What if the flowtable is offloaded to hardware
entirely, without software fallback?

What if the devices listed in the flowtable definition can handle
flow offload, but no payload mangling?

Does the 'offload' mean that the rule is only active for
software path?  Only for hardware path? both?

How can I tell if its offloaded to hardware for one device
but not for the other?  Or will that be disallowed?

What if someone adds another rule after or before 'ip dscp',
but without the 'offload' keyword?  Now ordering becomes an
issue.

Users now need to consider different control flows:

  jump exceptions
  ip dscp set cs3 offload

  chain exceptions {
    ip daddr 1.2.3.4 accept
  }

This won't work as expected, because offloaded flows will not
pass through 'forward' chain but somehow a few selected rules
will be run anyway.

TL;DR: I think that for HW offload its paramount to make it crystal
clear as to which device is responsible to handle such rules.
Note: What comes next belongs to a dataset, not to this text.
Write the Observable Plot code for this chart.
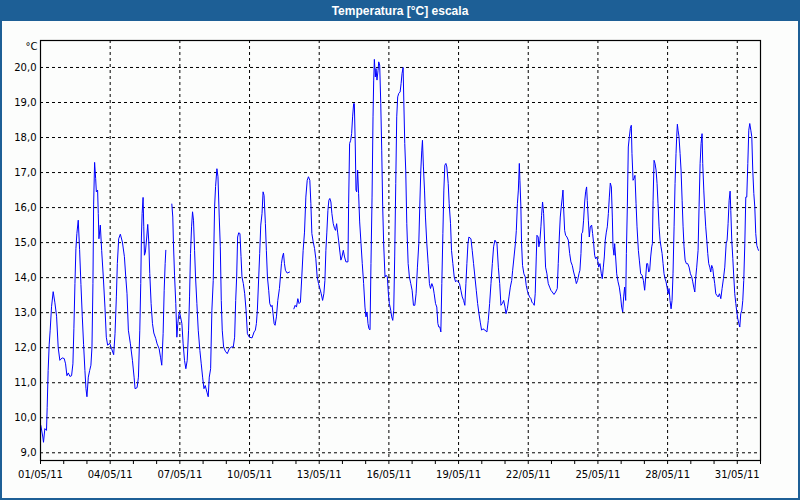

The existing netdev:ingress/egress hooks provide the needed
chain/rules/expression:device mapping.  User can easily
tell if HW is responsible or SW by looking for 'offload' flag
presence.

I don't think mixing software and hardware offload contexts as proposed
is a good idea, both from user frontend syntax, clarity and error reporting
(e.g. if hw rejects offload request) point of view.

I also believe that allowing payload mangling from *software* offload
path sets a precedence for essentially allowing all other expressions
again which completely negates the flowtable concept.

I still think that dscp mangling should be done via netdev:ingress/egress
hooks, I don't see why this has to be bolted into flowtable sw offload.